Charlton vs Mighty MLJ

Two parallel universes from two silver age comic book publishers examined ad naseum!

Friday, October 29, 2010

Foreign Fridays: Zoot-Suit Special in the Up-Above

Bell Features was a  Canadian publisher known previously as Commercial Signs of Canada from 1939-1942. During the golden age they published original material as well as reprints for the Canadian marketplace until 1954.

Among the properities they acquired briefly was Fox's star the Blue Beetle, who was featured in two of their comic anthologies. Initially appearing in 1948's Surprising Adventures #11, the Beetle reappeared in 1950's Zoot #13.

Apparently, Bell Features were more enamored with properties originating from MLJ Comics aka Archie, publishing Archie Comics (six issues), Archie's Girls Betty and Veronica (two issues), Archie's Pal Jughead Comics (one issue), and Archie's Rival Reggie (two issues). They even dipped into the pool of Quality Comics with reprints of Plastic Man and Police Comics.

Wednesday, October 27, 2010

Whatsitsname Wednesdays: Roly-Poly Comics

In 1945, during a period when MLJ Comics was transforming into the empire that would become known for its red-haired superstar Archie, superheroes were being phased out.

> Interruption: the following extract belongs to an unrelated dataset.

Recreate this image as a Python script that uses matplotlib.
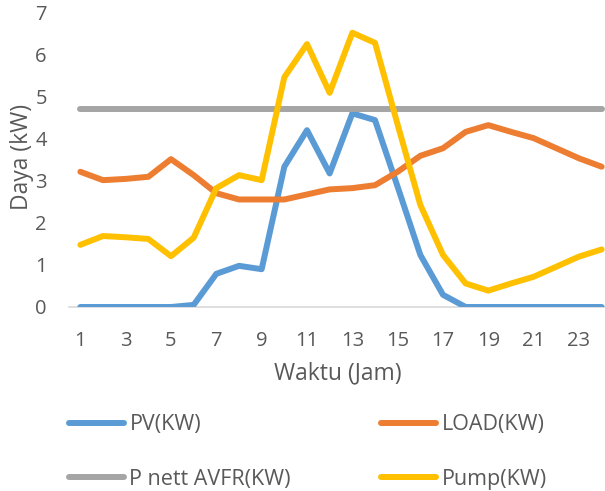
import matplotlib
matplotlib.use("Agg")
import matplotlib.pyplot as plt

hours = list(range(1, 25))
pv = [0, 0, 0, 0, 0, 0.05, 0.79, 0.98, 0.90, 3.34, 4.21, 3.18, 4.61, 4.45, 2.86, 1.24, 0.29, 0, 0, 0, 0, 0, 0, 0]
load = [3.22, 3.02, 3.05, 3.10, 3.52, 3.14, 2.71, 2.56, 2.56, 2.56, 2.68, 2.80, 2.83, 2.90, 3.22, 3.60, 3.78, 4.17, 4.33, 4.17, 4.02, 3.78, 3.54, 3.34]
pnett = [4.71] * 24
pump = [1.48, 1.69, 1.66, 1.62, 1.21, 1.65, 2.83, 3.14, 3.02, 5.47, 6.26, 5.10, 6.53, 6.29, 4.34, 2.43, 1.24, 0.56, 0.39, 0.56, 0.72, 0.96, 1.20, 1.37]
series_names = ["PV(KW)", "LOAD(KW)", "P nett AVFR(KW)", "Pump(KW)"]
colors = ["#5B9BD5", "#ED7D31", "#A5A5A5", "#FFC000"]
xtick_labels = [str(h) for h in range(1, 25, 2)]

plt.rcParams['font.family'] = ['Open Sans', 'DejaVu Sans']
txt = "#595959"
fs_tick = 14.5
fs_label = 16.5
fs_leg = 15.5

fig = plt.figure(figsize=(6.05, 4.91), dpi=100)
ax = fig.add_axes([69/605, 1-307/491, 544/605, 294/491])

lines = []
for data, name, c in zip([pv, load, pnett, pump], series_names, colors):
    l, = ax.plot(hours, data, color=c, lw=4.3, solid_capstyle='round', solid_joinstyle='round', label=name, zorder=3)
    lines.append(l)

ax.set_xlim(0.5, 24.5)
ax.set_ylim(0, 7)
ax.set_yticks(range(0, 8))
ax.set_xticks(range(1, 25, 2))
ax.set_xticklabels(xtick_labels)
for s in ['top', 'right', 'left']:
    ax.spines[s].set_visible(False)
ax.spines['bottom'].set_color('#D9D9D9')
ax.spines['bottom'].set_linewidth(1.2)
ax.spines['bottom'].set_zorder(1)
ax.tick_params(axis='both', length=0, labelsize=fs_tick, colors=txt)
ax.tick_params(axis='y', pad=16)
ax.tick_params(axis='x', pad=17)
ax.set_xlabel("Waktu (Jam)", fontsize=fs_label, color=txt)
ax.set_ylabel("Daya (kW)", fontsize=fs_label, color=txt)
ax.xaxis.set_label_coords((338-69)/544, -(361-307)/294)
ax.yaxis.set_label_coords((34-69)/544, (307-157)/294)

order = [0, 2, 1, 3]
leg = fig.legend(handles=[lines[i] for i in order],
                 labels=[series_names[i] for i in order], ncol=2, loc='upper left',
                 bbox_to_anchor=(50/605, 1-395/491), frameon=False,
                 fontsize=fs_leg, handlelength=2.56, handletextpad=0.23,
                 columnspacing=4.2, labelspacing=1.55, labelcolor=txt)

fig.savefig("out.png", dpi=100)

Still, trying to eck out whatever profits they could from their soon-to-be defunct superhero properties, the company authorized little known Green Publishing to reprint select stories from several of MLJ's anthology titles in the format of "Roly-Poly Comics".

However, the series was irregular in production and in number. Issues #2, 3, 4, 5, 7. 8. 9, and 13 were never published. This publisher also dabbled in other properies, mostly funny animals until 1957 when it closed shop.

Whatsitsname Wednesdays: Where Cap Atom Came From

Charlton Comics' Lawbreakers #1-9 became Lawbreakers Suspense Stories #10-14 then Strange Suspense Stories #16-22 transforming into This is Suspense! #23-26 which morphed into Terry and the Pirates #26-28 (two 26s!) then into a separate series Long John Silver and the Pirates until #32 while also reverting in a separate publication back to Strange Suspense Stories #27-77 before finally becoming Captain Atom #78-89.

Monday, October 25, 2010

Mainstream Mondays: The Rich Guy/Bug Boys

Continuing our series on the integration of Charlton and Archie/MLJ characters in the DC Universe, we next consider that archetype of the rich industrialist turned vigilante. Relying on his wits and his gadgets as he was not born with natural superpowers, this spunky type hero would exercise a bravado unmatched by his more powerful contemporaries, such as the cornerstones whom we considered last week in the forms of Captain Atom and the Shield.

Blue Beetle was the alias adopted by Ted Kord in memory of his deceased friend Dan Garrett aka the original Blue Beetle. Using science to attempt to replicate the ancient scarabs of their predecessors, each Ted Kord proved to be a more viable Blue Beetle for a modern age. Hence, this character wasn't as reimagined as were others from Charlton.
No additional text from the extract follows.